* **Stated task**: Work out how many lines in the listing below include the word "code"; answer with the number alone.

◇ ◇ ◇ ◇ ◇ ◇ ◇

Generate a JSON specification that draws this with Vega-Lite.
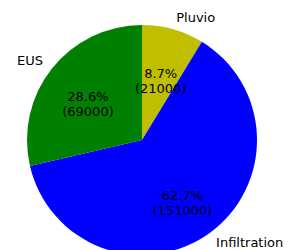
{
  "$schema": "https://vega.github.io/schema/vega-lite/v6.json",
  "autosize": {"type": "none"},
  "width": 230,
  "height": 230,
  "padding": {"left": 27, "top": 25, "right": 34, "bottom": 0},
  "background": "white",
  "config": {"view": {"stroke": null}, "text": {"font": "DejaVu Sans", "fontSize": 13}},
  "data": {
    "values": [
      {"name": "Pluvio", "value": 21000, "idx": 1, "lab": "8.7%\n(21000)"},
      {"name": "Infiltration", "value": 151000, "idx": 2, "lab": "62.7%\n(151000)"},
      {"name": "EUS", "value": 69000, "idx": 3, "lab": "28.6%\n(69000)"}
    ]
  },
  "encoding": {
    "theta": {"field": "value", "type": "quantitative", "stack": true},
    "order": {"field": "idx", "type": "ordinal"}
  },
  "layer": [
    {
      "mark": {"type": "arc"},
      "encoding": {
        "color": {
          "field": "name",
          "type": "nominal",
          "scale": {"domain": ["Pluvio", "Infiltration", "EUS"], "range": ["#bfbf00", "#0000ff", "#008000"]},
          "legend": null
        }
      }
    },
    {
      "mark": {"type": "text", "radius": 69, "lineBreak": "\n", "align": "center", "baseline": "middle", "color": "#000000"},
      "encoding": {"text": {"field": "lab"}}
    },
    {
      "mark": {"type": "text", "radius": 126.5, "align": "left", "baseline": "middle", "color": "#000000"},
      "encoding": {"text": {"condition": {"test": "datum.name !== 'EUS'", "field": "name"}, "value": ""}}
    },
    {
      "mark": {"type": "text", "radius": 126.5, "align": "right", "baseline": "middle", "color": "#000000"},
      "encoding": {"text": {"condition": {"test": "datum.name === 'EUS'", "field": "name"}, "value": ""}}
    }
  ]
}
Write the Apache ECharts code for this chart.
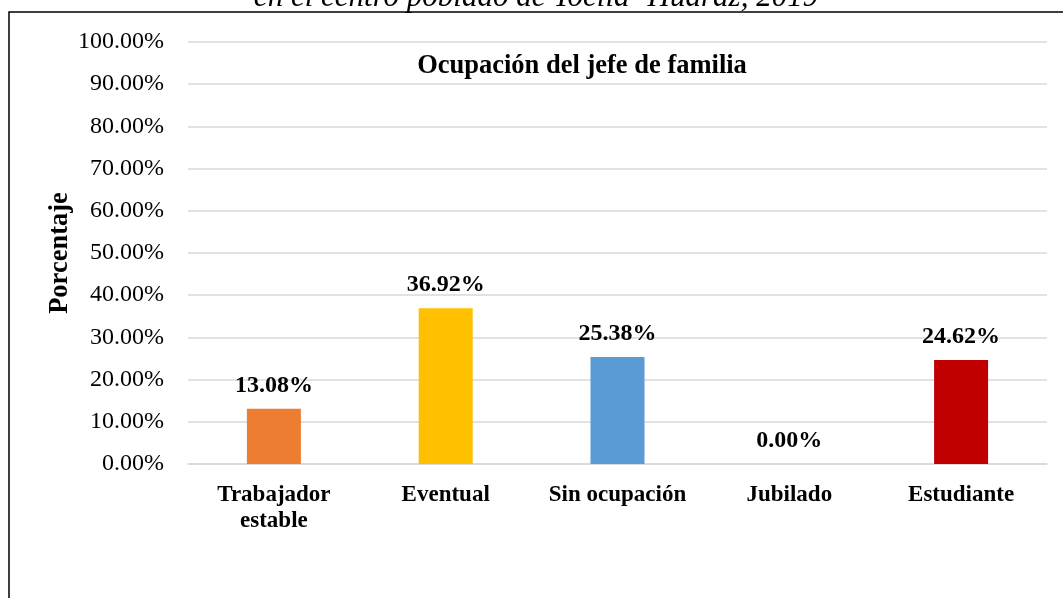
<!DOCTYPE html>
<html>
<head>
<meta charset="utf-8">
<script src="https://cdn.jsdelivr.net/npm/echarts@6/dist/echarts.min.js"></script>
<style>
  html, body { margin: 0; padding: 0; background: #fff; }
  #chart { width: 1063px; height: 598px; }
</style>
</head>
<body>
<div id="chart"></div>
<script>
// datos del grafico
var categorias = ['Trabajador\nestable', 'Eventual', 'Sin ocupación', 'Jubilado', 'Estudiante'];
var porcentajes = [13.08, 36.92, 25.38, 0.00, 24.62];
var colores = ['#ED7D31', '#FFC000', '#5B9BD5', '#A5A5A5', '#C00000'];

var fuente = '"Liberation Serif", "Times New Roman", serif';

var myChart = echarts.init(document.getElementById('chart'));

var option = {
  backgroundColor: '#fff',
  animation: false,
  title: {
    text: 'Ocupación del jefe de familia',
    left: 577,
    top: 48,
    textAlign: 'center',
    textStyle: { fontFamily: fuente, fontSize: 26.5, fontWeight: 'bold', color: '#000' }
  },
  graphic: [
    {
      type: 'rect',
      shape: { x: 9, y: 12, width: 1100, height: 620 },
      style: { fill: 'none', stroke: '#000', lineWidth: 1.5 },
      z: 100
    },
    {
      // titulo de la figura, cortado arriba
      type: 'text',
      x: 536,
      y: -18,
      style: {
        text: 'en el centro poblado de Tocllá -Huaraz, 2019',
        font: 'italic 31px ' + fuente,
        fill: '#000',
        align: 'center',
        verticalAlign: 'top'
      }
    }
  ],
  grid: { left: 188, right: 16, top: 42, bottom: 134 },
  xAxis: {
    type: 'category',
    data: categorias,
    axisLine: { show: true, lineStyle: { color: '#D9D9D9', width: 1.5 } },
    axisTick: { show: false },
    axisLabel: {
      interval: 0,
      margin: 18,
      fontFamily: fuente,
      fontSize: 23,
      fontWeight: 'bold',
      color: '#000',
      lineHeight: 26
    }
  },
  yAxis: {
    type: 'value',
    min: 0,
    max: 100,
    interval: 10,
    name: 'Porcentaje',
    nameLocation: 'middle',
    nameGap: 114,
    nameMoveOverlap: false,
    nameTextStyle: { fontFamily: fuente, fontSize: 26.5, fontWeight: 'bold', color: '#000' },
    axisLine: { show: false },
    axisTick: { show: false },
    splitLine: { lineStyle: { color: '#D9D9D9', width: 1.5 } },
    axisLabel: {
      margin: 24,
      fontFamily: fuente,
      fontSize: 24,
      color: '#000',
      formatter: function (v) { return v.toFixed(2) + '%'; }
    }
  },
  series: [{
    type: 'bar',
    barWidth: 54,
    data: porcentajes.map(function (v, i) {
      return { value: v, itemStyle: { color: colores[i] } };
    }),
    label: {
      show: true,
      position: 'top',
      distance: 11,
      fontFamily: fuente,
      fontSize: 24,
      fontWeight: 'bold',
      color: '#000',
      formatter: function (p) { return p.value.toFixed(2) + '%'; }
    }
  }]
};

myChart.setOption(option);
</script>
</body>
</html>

◇ ◇ ◇ ◇ ◇ ◇ ◇

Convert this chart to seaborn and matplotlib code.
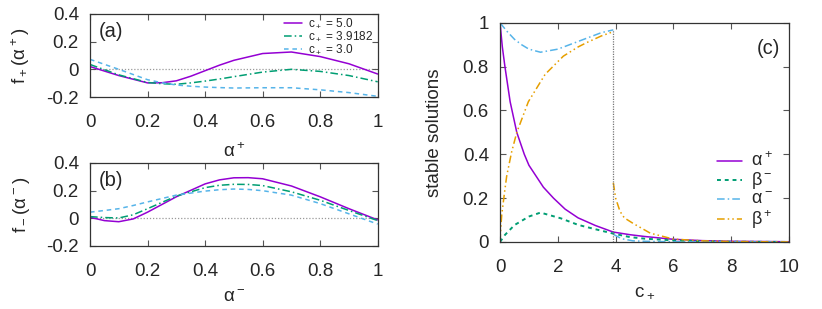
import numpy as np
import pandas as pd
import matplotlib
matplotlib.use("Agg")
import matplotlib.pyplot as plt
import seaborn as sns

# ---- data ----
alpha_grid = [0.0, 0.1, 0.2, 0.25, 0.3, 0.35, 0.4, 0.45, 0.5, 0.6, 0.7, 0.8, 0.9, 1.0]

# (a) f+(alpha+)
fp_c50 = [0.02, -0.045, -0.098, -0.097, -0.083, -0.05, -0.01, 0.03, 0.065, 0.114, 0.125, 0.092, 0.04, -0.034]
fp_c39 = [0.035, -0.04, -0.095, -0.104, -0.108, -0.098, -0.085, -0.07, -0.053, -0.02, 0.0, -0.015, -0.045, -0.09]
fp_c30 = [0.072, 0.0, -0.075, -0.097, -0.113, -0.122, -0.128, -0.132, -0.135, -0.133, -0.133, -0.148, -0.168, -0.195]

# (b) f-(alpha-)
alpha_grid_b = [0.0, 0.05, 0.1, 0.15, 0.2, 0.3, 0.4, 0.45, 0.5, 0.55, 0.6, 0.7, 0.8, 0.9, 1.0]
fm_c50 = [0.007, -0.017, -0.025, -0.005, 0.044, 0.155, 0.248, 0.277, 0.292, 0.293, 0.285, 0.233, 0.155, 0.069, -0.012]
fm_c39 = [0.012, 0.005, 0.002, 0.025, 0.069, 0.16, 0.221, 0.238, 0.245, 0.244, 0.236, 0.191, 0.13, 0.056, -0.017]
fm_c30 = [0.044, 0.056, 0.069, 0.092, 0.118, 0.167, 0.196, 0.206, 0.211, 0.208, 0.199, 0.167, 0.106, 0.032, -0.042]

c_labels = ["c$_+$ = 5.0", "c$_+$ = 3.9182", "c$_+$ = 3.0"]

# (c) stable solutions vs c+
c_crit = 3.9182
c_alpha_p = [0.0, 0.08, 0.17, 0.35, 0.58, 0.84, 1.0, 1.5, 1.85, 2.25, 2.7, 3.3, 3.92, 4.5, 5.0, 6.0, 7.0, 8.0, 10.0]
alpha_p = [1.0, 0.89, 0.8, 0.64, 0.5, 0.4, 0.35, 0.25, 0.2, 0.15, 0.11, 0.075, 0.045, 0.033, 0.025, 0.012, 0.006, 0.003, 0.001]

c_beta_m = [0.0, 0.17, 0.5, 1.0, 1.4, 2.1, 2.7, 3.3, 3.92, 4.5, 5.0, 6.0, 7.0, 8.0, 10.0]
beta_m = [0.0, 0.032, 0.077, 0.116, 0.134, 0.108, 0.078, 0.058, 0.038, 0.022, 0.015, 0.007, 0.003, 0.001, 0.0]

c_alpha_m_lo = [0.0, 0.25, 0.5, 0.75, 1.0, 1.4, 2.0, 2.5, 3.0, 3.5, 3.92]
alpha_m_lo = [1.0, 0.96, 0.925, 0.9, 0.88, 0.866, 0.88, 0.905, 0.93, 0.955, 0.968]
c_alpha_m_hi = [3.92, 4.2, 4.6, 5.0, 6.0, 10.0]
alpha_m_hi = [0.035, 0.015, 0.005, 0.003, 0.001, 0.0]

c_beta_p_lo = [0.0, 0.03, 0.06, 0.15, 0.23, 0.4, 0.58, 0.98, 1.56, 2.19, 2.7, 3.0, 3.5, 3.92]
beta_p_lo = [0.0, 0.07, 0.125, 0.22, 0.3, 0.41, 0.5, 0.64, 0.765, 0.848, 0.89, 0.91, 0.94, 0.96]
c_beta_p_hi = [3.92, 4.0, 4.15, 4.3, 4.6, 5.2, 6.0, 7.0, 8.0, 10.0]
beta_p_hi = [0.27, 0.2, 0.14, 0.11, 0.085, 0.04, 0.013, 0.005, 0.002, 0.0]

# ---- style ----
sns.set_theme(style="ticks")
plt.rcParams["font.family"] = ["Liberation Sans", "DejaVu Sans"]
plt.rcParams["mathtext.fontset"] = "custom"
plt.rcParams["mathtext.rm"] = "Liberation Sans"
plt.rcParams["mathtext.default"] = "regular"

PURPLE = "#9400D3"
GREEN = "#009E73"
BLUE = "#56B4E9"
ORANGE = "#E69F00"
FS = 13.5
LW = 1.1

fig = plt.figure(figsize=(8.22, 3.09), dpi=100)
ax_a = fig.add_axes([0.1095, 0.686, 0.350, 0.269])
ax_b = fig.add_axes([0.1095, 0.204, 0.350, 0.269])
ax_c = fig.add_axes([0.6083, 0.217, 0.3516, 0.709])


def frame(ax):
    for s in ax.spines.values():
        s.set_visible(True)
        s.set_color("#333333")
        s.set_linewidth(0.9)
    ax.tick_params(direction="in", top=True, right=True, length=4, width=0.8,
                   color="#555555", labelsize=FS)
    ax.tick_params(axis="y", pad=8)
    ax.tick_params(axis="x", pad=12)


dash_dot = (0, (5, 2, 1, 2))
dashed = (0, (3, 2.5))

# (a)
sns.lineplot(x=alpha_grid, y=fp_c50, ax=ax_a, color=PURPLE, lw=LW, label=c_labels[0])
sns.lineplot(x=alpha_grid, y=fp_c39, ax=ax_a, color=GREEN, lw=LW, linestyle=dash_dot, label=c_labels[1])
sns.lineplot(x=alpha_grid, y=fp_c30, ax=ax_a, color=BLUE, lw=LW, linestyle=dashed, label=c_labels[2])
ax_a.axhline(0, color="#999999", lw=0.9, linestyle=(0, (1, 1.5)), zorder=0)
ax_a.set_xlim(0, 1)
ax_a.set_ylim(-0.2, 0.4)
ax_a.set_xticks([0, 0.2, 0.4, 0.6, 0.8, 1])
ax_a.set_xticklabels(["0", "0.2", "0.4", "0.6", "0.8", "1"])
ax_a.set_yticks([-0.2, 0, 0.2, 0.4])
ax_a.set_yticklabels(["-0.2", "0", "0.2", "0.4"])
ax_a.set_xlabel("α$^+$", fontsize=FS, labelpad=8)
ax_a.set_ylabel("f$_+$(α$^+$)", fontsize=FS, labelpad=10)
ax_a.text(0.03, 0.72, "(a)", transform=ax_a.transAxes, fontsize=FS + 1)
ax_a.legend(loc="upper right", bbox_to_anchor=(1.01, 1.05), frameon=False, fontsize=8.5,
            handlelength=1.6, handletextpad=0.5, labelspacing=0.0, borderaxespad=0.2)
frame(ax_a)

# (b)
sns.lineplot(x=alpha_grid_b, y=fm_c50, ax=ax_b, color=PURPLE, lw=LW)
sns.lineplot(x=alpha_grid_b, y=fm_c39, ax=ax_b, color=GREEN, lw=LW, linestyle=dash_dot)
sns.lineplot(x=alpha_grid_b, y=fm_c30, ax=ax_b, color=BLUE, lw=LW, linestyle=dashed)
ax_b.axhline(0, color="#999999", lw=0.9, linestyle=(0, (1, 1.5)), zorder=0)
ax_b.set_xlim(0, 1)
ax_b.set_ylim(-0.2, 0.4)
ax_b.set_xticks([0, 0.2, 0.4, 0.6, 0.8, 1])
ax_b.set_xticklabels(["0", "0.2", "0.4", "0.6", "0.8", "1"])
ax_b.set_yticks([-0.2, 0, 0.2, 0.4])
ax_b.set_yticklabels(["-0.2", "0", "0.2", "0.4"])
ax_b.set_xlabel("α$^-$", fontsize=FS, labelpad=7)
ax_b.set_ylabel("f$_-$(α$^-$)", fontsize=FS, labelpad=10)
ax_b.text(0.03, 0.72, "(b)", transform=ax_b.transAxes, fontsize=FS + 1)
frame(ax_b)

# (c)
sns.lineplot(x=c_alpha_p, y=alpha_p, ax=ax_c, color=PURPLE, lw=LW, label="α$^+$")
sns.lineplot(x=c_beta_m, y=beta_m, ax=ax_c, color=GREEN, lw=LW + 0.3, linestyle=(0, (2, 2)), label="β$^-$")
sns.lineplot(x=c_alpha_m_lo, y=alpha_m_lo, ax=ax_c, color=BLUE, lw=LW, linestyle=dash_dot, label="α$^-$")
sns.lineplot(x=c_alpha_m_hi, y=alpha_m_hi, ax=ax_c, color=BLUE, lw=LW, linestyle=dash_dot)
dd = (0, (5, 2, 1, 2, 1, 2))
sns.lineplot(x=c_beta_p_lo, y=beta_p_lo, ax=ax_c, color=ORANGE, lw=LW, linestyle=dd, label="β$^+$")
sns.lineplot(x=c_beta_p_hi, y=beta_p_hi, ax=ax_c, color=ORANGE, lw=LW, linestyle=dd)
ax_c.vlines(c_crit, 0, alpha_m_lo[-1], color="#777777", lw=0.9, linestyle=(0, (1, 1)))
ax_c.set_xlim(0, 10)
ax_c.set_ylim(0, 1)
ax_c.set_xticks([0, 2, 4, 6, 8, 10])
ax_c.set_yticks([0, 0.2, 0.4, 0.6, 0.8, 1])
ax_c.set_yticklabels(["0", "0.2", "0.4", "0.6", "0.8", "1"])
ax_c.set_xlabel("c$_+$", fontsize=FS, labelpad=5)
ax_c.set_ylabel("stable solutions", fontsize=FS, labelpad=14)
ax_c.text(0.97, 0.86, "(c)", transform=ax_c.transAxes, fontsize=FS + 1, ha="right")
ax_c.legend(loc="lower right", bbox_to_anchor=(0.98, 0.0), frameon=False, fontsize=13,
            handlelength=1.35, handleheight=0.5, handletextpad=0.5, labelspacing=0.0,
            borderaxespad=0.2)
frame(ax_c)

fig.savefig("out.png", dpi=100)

◇ ◇ ◇ ◇ ◇ ◇ ◇

* **Result**: 2